> _Set problem_:
Return every line below in which "this" appears.

━━━━━━━━━━━━━━━━━━━━━━━━━━━━━━

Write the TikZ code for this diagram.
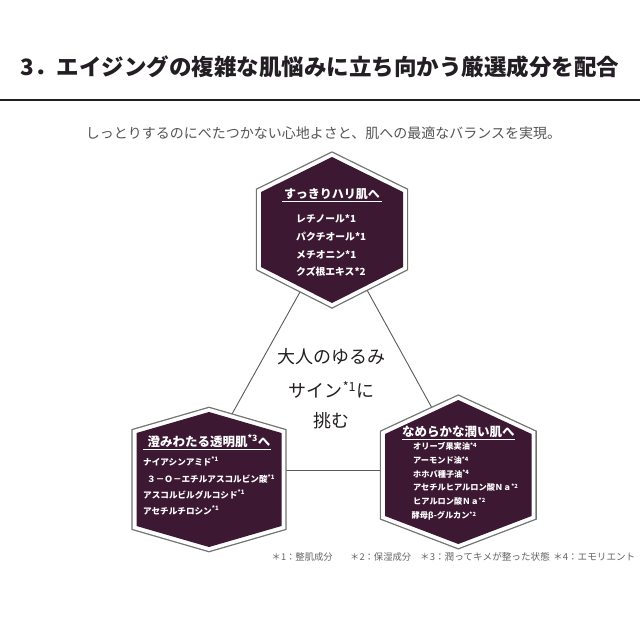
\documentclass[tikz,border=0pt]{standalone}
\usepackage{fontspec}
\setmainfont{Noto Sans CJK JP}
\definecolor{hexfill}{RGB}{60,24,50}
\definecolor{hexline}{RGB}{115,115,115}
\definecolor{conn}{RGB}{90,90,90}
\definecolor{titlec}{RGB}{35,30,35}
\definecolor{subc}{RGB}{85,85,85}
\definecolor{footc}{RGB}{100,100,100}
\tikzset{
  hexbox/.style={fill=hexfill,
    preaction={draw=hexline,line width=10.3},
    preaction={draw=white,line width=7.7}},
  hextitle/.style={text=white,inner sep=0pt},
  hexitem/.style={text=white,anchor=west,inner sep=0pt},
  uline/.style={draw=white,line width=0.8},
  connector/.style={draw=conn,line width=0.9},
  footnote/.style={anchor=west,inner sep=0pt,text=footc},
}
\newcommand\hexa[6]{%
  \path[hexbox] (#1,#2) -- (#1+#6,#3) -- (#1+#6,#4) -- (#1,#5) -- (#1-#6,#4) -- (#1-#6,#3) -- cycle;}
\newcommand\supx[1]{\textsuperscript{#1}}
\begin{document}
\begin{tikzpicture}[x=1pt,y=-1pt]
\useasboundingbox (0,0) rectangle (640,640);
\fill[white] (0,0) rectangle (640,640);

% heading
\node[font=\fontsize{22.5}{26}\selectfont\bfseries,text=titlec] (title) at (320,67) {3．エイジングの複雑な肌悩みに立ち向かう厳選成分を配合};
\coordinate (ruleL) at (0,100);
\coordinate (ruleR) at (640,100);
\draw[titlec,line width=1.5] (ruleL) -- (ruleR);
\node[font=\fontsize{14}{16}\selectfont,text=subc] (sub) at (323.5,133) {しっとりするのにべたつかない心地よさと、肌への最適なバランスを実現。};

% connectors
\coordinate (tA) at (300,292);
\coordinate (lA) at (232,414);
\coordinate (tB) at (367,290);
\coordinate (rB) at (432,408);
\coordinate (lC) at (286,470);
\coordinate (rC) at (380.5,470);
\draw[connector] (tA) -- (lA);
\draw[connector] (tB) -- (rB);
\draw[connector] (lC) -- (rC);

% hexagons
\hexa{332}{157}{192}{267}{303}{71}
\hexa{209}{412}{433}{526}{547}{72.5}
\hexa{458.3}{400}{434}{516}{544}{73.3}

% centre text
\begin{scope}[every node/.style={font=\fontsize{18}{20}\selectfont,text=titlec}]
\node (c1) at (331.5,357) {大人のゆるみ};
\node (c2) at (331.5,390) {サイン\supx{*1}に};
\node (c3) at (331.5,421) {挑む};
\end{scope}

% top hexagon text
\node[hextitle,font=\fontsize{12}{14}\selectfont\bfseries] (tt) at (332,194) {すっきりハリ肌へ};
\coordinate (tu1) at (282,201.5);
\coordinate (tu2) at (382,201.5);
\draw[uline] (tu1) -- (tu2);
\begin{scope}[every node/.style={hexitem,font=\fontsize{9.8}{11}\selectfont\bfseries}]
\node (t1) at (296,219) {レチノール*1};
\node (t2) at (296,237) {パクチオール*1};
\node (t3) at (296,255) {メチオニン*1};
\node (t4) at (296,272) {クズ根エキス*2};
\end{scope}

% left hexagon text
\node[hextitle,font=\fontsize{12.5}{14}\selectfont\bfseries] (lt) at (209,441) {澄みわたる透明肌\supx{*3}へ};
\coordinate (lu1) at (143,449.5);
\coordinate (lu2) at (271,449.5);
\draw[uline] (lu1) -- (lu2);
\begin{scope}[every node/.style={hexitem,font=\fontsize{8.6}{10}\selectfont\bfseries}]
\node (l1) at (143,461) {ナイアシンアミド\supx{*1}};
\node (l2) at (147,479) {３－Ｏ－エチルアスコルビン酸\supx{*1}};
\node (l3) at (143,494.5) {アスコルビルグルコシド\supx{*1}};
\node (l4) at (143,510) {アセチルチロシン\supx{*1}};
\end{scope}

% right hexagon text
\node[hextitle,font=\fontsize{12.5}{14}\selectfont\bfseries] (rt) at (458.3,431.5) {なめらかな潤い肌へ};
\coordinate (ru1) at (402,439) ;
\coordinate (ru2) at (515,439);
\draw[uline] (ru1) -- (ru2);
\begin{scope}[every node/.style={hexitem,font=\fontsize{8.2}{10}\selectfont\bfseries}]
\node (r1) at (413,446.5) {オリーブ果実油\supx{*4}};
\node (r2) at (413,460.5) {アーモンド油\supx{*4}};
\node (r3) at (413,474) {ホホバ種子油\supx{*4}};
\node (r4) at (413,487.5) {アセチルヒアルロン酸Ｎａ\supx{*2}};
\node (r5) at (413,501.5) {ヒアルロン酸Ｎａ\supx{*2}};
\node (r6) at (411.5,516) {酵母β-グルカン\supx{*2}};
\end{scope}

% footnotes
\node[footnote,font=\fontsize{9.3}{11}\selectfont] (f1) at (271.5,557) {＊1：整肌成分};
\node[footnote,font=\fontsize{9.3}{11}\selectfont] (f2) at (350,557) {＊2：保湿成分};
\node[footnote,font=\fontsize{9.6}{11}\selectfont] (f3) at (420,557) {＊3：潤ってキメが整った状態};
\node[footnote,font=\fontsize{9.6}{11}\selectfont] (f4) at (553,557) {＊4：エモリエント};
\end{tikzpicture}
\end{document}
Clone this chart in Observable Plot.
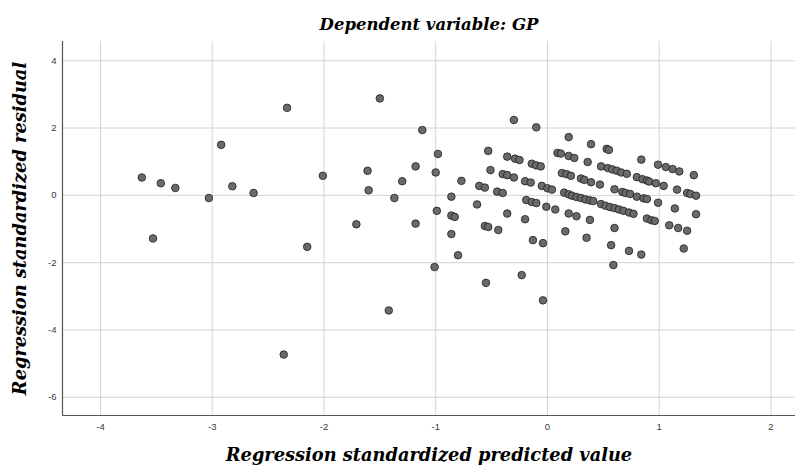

━━━━━━━━━━━━━━━━━━━━━━━━━━━━━━

> _Solution_:
Write the TikZ code for this diagram.
Clone this chart in Observable Plot.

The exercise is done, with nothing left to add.